Creating a waterfront park behind the parking garage, removing a traffic light on Main Street and turning Merchants Plaza into a shared use space are among the final recommendations for how Bangor could improve its downtown.
The recommendations, released in a 267-page final report last month, are the latest step in the Maine Department of Transportation’s Village Partnership Initiative. The program allows the state to partner with communities to improve their downtowns using federal funding.
The city enlisted the help of Sewall, a Bangor-based engineering firm, Bangor Area Comprehensive Transportation System and Viewshed, a landscape architectural company from Yarmouth, for the months-long project. The companies finalized the recommendations after studying the area for more than a year and gathering feedback from residents.
If the city implements the final recommendations, they could drastically change some portions of the downtown to be more attractive and welcoming to residents and visitors alike. The recommended changes also aim to make the area less congested and safer, especially for pedestrians and bicyclists.
If the city made all the recommended changes and improvements, the total cost for the project would be roughly $54 million, according to Jodi O’Neal, a project manager at Sewell. However, 90 percent of the cost could be covered by grants through the Maine DOT, leaving Bangor to chip in the final 10 percent.
Jefferson Davis, Bangor’s engineering director, previously told the Bangor Daily News the city would likely make improvements in stages due to the high cost. The first phase will likely be Main Street between Broad and Water streets, as the city also needs to update the underground water and sewer infrastructure in that stretch of road.

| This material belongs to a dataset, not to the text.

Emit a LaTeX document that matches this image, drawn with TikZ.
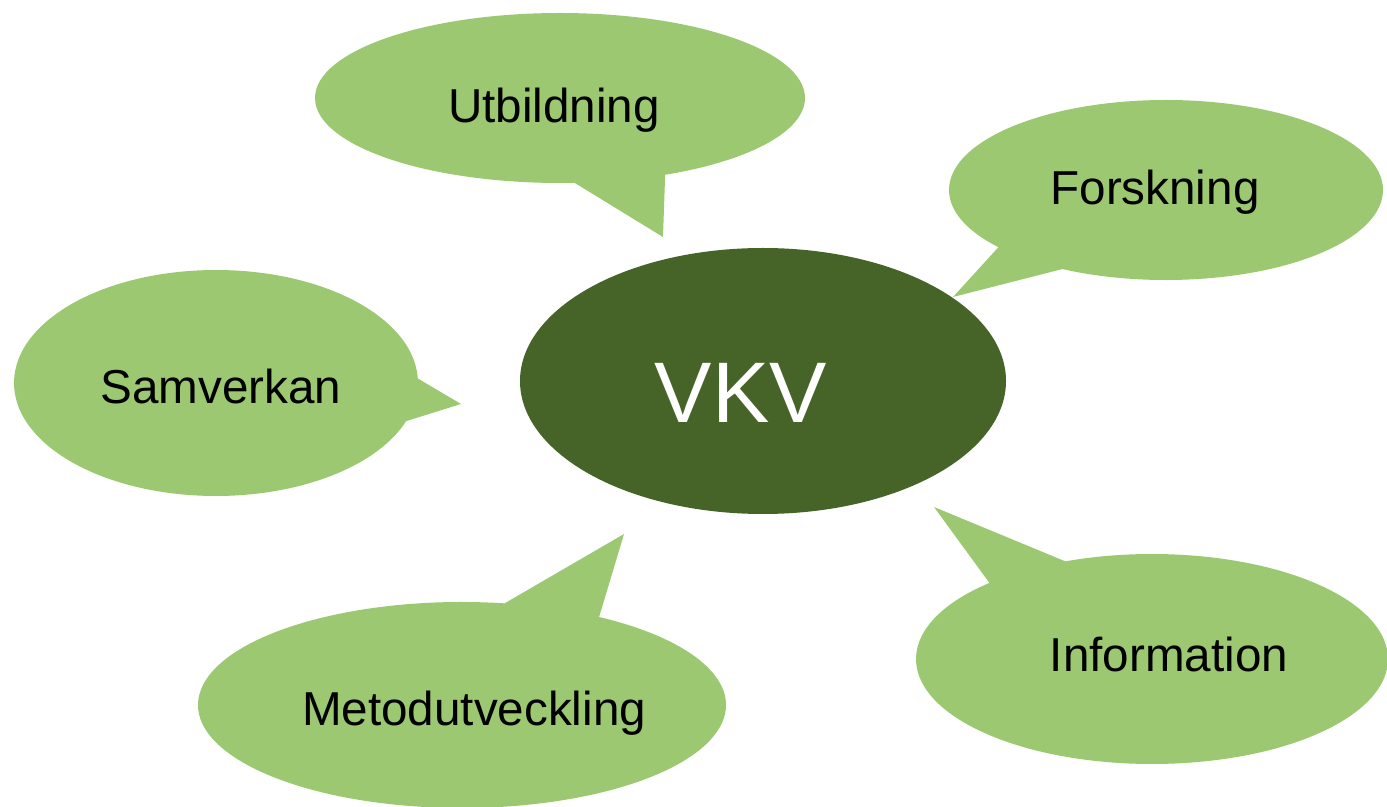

The study identified the one-way loop that State, Harlow and Central streets make as the heart of downtown Bangor, but the area, which the companies labeled the “central core,” can be difficult to navigate.
To improve this, the study recommended keeping the streets one-way roads with two lanes, but adding safety improvements. These changes could include switching angled parking to parallel parking, adding bike lanes and installing bump-outs at crosswalks to make pedestrians more visible.
Preliminary ideas for improving this area, released in September 2024, proposed adding roundabouts at the intersections in the “circular core.” The suggestion was the favorite in a community survey, but the companies decided against the roundabouts, in part because of the high cost.
Altering the roads to add three roundabouts would cost $7.5 million, but keeping the streets as one-way roads with signaled intersections and the suggested improvements costs roughly $2.25 million, the final report states.
On major roads that connect to the “circular core,” such as Main and Hammond streets, the study recommends transforming all angled parking to parallel parking, adding bicycle lanes and narrowing the roads to slow traffic. In total, the roads would have 11-foot travel lanes, 8-foot on-street parking spaces, and 5-foot bike lanes with two-and-a-half-foot buffers.
The companies also recommended removing the traffic light at the intersection of Broad and Main streets and turning Broad Street from West Market Square to the parking garage into a “shared plaza.” This would transform the road, which doesn’t see much vehicle traffic, into a bricked, curbless area that cars, pedestrians and bicyclists can all use.
“It gives the city the opportunity to close [Broad Street] on Sundays or over the weekend to do sidewalk sales or art festivals,” O’Neal said when presenting the recommendations to city councilors last month. “By changing the materials and look of it, vehicles are going to know they’re in a different space and change how they’re driving.”
Bangor could also turn the wide, largely unused chunk of pavement behind the parking garage into a park bordering the Kenduskeag Stream, as the project report recommends. The road is now a 66-foot-wide strip of asphalt with perpendicular parking on both sides.
Sewall and Viewshed recommend using that space as a 52-foot-wide park with a path for pedestrians along the Kenduskeag Stream. The park can sit next to a two-lane two-way road with parallel parking on one side.
At the corner of Independent and Broad streets, the study recommends removing the existing slip-lane for vehicles looking to turn right from Independent onto Broad Street and replacing it with greenspace and a sidewalk.
That intersection sees heavy traffic and study participants reported having low visibility and feeling unsafe when crossing the street on foot, O’Neal said.
Davis plans to bring suggested phases for the improvements with estimates of when projects could take place and how much they might cost to the city council’s Infrastructure Committee meeting later this month.